INSTRUCTION → Images should be left out, and everything else in the listing reproduced exactly.

START AVAILABLE DATA

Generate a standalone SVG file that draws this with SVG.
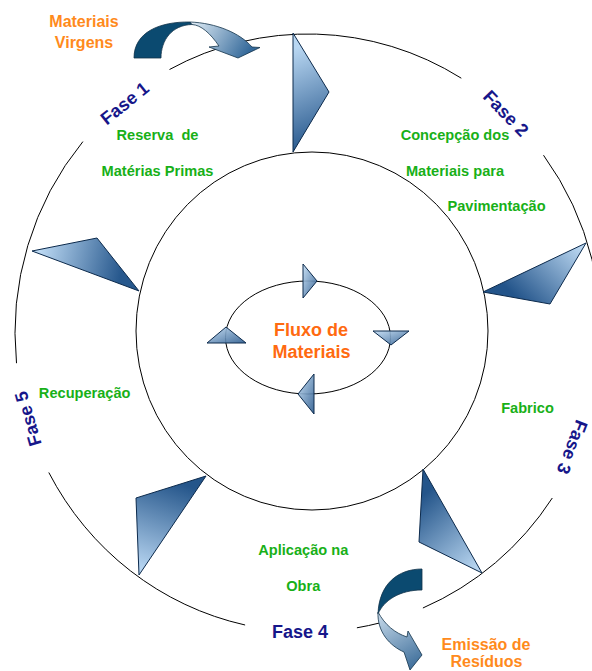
<svg xmlns="http://www.w3.org/2000/svg" width="592" height="671" viewBox="0 0 592 671">
<style>
.ln{fill:none;stroke:#000;stroke-width:1}
.tri{stroke:#0c2a4c;stroke-width:1;stroke-linejoin:round}
.st{fill:url(#gs);stroke:#0c2a4c;stroke-width:1;fill-opacity:0.9}
.or{font-family:"Liberation Sans",Arial,sans-serif;font-weight:bold;font-size:16px;fill:#ff8a1c;text-anchor:middle}
.orc{font-family:"Liberation Sans",Arial,sans-serif;font-weight:bold;font-size:18px;fill:#ff6a10;text-anchor:middle}
.gr{font-family:"Liberation Sans",Arial,sans-serif;font-weight:bold;font-size:14.6px;fill:#18b018;text-anchor:middle}
.fs{font-family:"Liberation Sans",Arial,sans-serif;font-weight:bold;font-size:18px;fill:#16168a;text-anchor:middle}
.arw{stroke:#12324a;stroke-width:0.8;stroke-linejoin:round}
</style>
<defs>
<linearGradient id="gs" x1="0" y1="0" x2="1" y2="1"><stop offset="0" stop-color="#c4def5"/><stop offset="1" stop-color="#2a5a8e"/></linearGradient>
<linearGradient id="g1" gradientUnits="userSpaceOnUse" x1="290" y1="50" x2="328" y2="140"><stop offset="0" stop-color="#b9d7f2"/><stop offset="1" stop-color="#27588d"/></linearGradient>
<linearGradient id="g2" gradientUnits="userSpaceOnUse" x1="584" y1="246" x2="525" y2="306"><stop offset="0" stop-color="#c0dcf5"/><stop offset="1" stop-color="#23548a"/></linearGradient>
<linearGradient id="g3" gradientUnits="userSpaceOnUse" x1="418" y1="500" x2="478" y2="570"><stop offset="0" stop-color="#24558a"/><stop offset="1" stop-color="#bcd9f3"/></linearGradient>
<linearGradient id="g4" gradientUnits="userSpaceOnUse" x1="172" y1="480" x2="140" y2="570"><stop offset="0" stop-color="#24558a"/><stop offset="1" stop-color="#b9d7f3"/></linearGradient>
<linearGradient id="g5" gradientUnits="userSpaceOnUse" x1="40" y1="250" x2="122" y2="268"><stop offset="0" stop-color="#bcd9f3"/><stop offset="1" stop-color="#27588d"/></linearGradient>
<linearGradient id="ga1" gradientUnits="userSpaceOnUse" x1="190" y1="24" x2="245" y2="58"><stop offset="0" stop-color="#e2eef7"/><stop offset="1" stop-color="#34699a"/></linearGradient>
<linearGradient id="ga2" gradientUnits="userSpaceOnUse" x1="380" y1="612" x2="415" y2="670"><stop offset="0" stop-color="#c8dbeb"/><stop offset="1" stop-color="#3a6b98"/></linearGradient>
</defs>

<g id="connectors">
<ellipse class="ln" cx="312" cy="331" rx="176" ry="179"/>
<path class="ln" d="M169.5,69.5 A293,299 0 0 1 461.3,78.2"/>
<path class="ln" d="M543.5,155.2 A293,299 0 0 1 598.2,374.6"/>
<path class="ln" d="M552.3,498 A293,299 0 0 1 422.9,608"/>
<path class="ln" d="M379.9,622.9 A293,299 0 0 1 356.9,627.8"/>
<path class="ln" d="M245.1,625 A293,299 0 0 1 48.8,472.5"/>
<path class="ln" d="M16.5,363.2 A293,299 0 0 1 82.9,141.6"/>
<ellipse class="ln" cx="308" cy="337.5" rx="82.5" ry="56.5"/>
</g>

<g id="big-arrows">
<polygon class="tri" fill="url(#g1)" points="293,33 329,92 293,152"/>
<polygon class="tri" fill="url(#g2)" points="586,243 483,292 550,304"/>
<polygon class="tri" fill="url(#g3)" points="423,469 419,542 482,573"/>
<polygon class="tri" fill="url(#g4)" points="206,476 136,498 139,575"/>
<polygon class="tri" fill="url(#g5)" points="32,251 97,238 139,291"/>
</g>

<g id="small-arrows">
<polygon class="st" points="303,264 317,281 303,298"/>
<polygon class="st" points="373,331 409,331 391,345"/>
<polygon class="st" points="314,374 298,394 314,414"/>
<polygon class="st" points="207,343 226,327 246,343"/>
</g>

<g id="arrow-virgens">
<path class="arw" fill="#0b4a70" d="M134,58 C134,32 160,21.5 190,22 L192,24.5 C172,25 161,40 161,58 Z"/>
<path class="arw" fill="url(#ga1)" d="M190,22 C216,23 240,33 252,47 L260,47.5 L238,58 L209,47 L219,46 C210,33 201,25 192,24.5 Z"/>
</g>

<g id="arrow-residuos">
<path class="arw" fill="#0b4a70" d="M422,569 C398,569 379,584 378,614 C384,600 400,590 422,590 Z"/>
<path class="arw" fill="url(#ga2)" d="M378,612 C377,632 390,646 404,652 L410,670 L422,655 L408,631 L407,637 C395,633 385,625 378,612 Z"/>
</g>

<g id="node-materiais-virgens">
<text class="or" x="84" y="27">Materiais</text>
<text class="or" x="84" y="48">Virgens</text>
</g>
<g id="node-fase1">
<text class="fs" transform="translate(128.6,108) rotate(-39)">Fase 1</text>
<text class="gr" x="157.5" y="140" xml:space="preserve">Reserva  de</text>
<text class="gr" x="157.5" y="176">Matérias Primas</text>
</g>
<g id="node-fase2">
<text class="fs" transform="translate(501.4,117.6) rotate(46)">Fase 2</text>
<text class="gr" x="455" y="140">Concepção dos</text>
<text class="gr" x="455" y="176">Materiais para</text>
<text class="gr" x="496.5" y="211">Pavimentação</text>
</g>
<g id="node-fase3">
<text class="fs" transform="translate(566.5,445) rotate(111)">Fase 3</text>
<text class="gr" x="527.5" y="413">Fabrico</text>
</g>
<g id="node-fase4">
<text class="fs" x="300" y="637.5">Fase 4</text>
<text class="gr" x="303.3" y="555">Aplicação na</text>
<text class="gr" x="303.3" y="591">Obra</text>
</g>
<g id="node-fase5">
<text class="fs" transform="translate(34,417) rotate(-106)">Fase 5</text>
<text class="gr" x="84.7" y="398">Recuperação</text>
</g>
<g id="node-fluxo">
<text class="orc" x="311" y="336">Fluxo de</text>
<text class="orc" x="311.5" y="358">Materiais</text>
</g>
<g id="node-residuos">
<text class="or" x="486" y="650">Emissão de</text>
<text class="or" x="486.5" y="667">Resíduos</text>
</g>
</svg>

END AVAILABLE DATA

CORRECT RESPONSE →
Generate a standalone SVG file that draws this with SVG.
<svg xmlns="http://www.w3.org/2000/svg" width="592" height="671" viewBox="0 0 592 671">
<style>
.ln{fill:none;stroke:#000;stroke-width:1}
.tri{stroke:#0c2a4c;stroke-width:1;stroke-linejoin:round}
.st{fill:url(#gs);stroke:#0c2a4c;stroke-width:1;fill-opacity:0.9}
.or{font-family:"Liberation Sans",Arial,sans-serif;font-weight:bold;font-size:16px;fill:#ff8a1c;text-anchor:middle}
.orc{font-family:"Liberation Sans",Arial,sans-serif;font-weight:bold;font-size:18px;fill:#ff6a10;text-anchor:middle}
.gr{font-family:"Liberation Sans",Arial,sans-serif;font-weight:bold;font-size:14.6px;fill:#18b018;text-anchor:middle}
.fs{font-family:"Liberation Sans",Arial,sans-serif;font-weight:bold;font-size:18px;fill:#16168a;text-anchor:middle}
.arw{stroke:#12324a;stroke-width:0.8;stroke-linejoin:round}
</style>
<defs>
<linearGradient id="gs" x1="0" y1="0" x2="1" y2="1"><stop offset="0" stop-color="#c4def5"/><stop offset="1" stop-color="#2a5a8e"/></linearGradient>
<linearGradient id="g1" gradientUnits="userSpaceOnUse" x1="290" y1="50" x2="328" y2="140"><stop offset="0" stop-color="#b9d7f2"/><stop offset="1" stop-color="#27588d"/></linearGradient>
<linearGradient id="g2" gradientUnits="userSpaceOnUse" x1="584" y1="246" x2="525" y2="306"><stop offset="0" stop-color="#c0dcf5"/><stop offset="1" stop-color="#23548a"/></linearGradient>
<linearGradient id="g3" gradientUnits="userSpaceOnUse" x1="418" y1="500" x2="478" y2="570"><stop offset="0" stop-color="#24558a"/><stop offset="1" stop-color="#bcd9f3"/></linearGradient>
<linearGradient id="g4" gradientUnits="userSpaceOnUse" x1="172" y1="480" x2="140" y2="570"><stop offset="0" stop-color="#24558a"/><stop offset="1" stop-color="#b9d7f3"/></linearGradient>
<linearGradient id="g5" gradientUnits="userSpaceOnUse" x1="40" y1="250" x2="122" y2="268"><stop offset="0" stop-color="#bcd9f3"/><stop offset="1" stop-color="#27588d"/></linearGradient>
<linearGradient id="ga1" gradientUnits="userSpaceOnUse" x1="190" y1="24" x2="245" y2="58"><stop offset="0" stop-color="#e2eef7"/><stop offset="1" stop-color="#34699a"/></linearGradient>
<linearGradient id="ga2" gradientUnits="userSpaceOnUse" x1="380" y1="612" x2="415" y2="670"><stop offset="0" stop-color="#c8dbeb"/><stop offset="1" stop-color="#3a6b98"/></linearGradient>
</defs>

<g id="connectors">
<ellipse class="ln" cx="312" cy="331" rx="176" ry="179"/>
<path class="ln" d="M169.5,69.5 A293,299 0 0 1 461.3,78.2"/>
<path class="ln" d="M543.5,155.2 A293,299 0 0 1 598.2,374.6"/>
<path class="ln" d="M552.3,498 A293,299 0 0 1 422.9,608"/>
<path class="ln" d="M379.9,622.9 A293,299 0 0 1 356.9,627.8"/>
<path class="ln" d="M245.1,625 A293,299 0 0 1 48.8,472.5"/>
<path class="ln" d="M16.5,363.2 A293,299 0 0 1 82.9,141.6"/>
<ellipse class="ln" cx="308" cy="337.5" rx="82.5" ry="56.5"/>
</g>

<g id="big-arrows">
<polygon class="tri" fill="url(#g1)" points="293,33 329,92 293,152"/>
<polygon class="tri" fill="url(#g2)" points="586,243 483,292 550,304"/>
<polygon class="tri" fill="url(#g3)" points="423,469 419,542 482,573"/>
<polygon class="tri" fill="url(#g4)" points="206,476 136,498 139,575"/>
<polygon class="tri" fill="url(#g5)" points="32,251 97,238 139,291"/>
</g>

<g id="small-arrows">
<polygon class="st" points="303,264 317,281 303,298"/>
<polygon class="st" points="373,331 409,331 391,345"/>
<polygon class="st" points="314,374 298,394 314,414"/>
<polygon class="st" points="207,343 226,327 246,343"/>
</g>

<g id="arrow-virgens">
<path class="arw" fill="#0b4a70" d="M134,58 C134,32 160,21.5 190,22 L192,24.5 C172,25 161,40 161,58 Z"/>
<path class="arw" fill="url(#ga1)" d="M190,22 C216,23 240,33 252,47 L260,47.5 L238,58 L209,47 L219,46 C210,33 201,25 192,24.5 Z"/>
</g>

<g id="arrow-residuos">
<path class="arw" fill="#0b4a70" d="M422,569 C398,569 379,584 378,614 C384,600 400,590 422,590 Z"/>
<path class="arw" fill="url(#ga2)" d="M378,612 C377,632 390,646 404,652 L410,670 L422,655 L408,631 L407,637 C395,633 385,625 378,612 Z"/>
</g>

<g id="node-materiais-virgens">
<text class="or" x="84" y="27">Materiais</text>
<text class="or" x="84" y="48">Virgens</text>
</g>
<g id="node-fase1">
<text class="fs" transform="translate(128.6,108) rotate(-39)">Fase 1</text>
<text class="gr" x="157.5" y="140" xml:space="preserve">Reserva  de</text>
<text class="gr" x="157.5" y="176">Matérias Primas</text>
</g>
<g id="node-fase2">
<text class="fs" transform="translate(501.4,117.6) rotate(46)">Fase 2</text>
<text class="gr" x="455" y="140">Concepção dos</text>
<text class="gr" x="455" y="176">Materiais para</text>
<text class="gr" x="496.5" y="211">Pavimentação</text>
</g>
<g id="node-fase3">
<text class="fs" transform="translate(566.5,445) rotate(111)">Fase 3</text>
<text class="gr" x="527.5" y="413">Fabrico</text>
</g>
<g id="node-fase4">
<text class="fs" x="300" y="637.5">Fase 4</text>
<text class="gr" x="303.3" y="555">Aplicação na</text>
<text class="gr" x="303.3" y="591">Obra</text>
</g>
<g id="node-fase5">
<text class="fs" transform="translate(34,417) rotate(-106)">Fase 5</text>
<text class="gr" x="84.7" y="398">Recuperação</text>
</g>
<g id="node-fluxo">
<text class="orc" x="311" y="336">Fluxo de</text>
<text class="orc" x="311.5" y="358">Materiais</text>
</g>
<g id="node-residuos">
<text class="or" x="486" y="650">Emissão de</text>
<text class="or" x="486.5" y="667">Resíduos</text>
</g>
</svg>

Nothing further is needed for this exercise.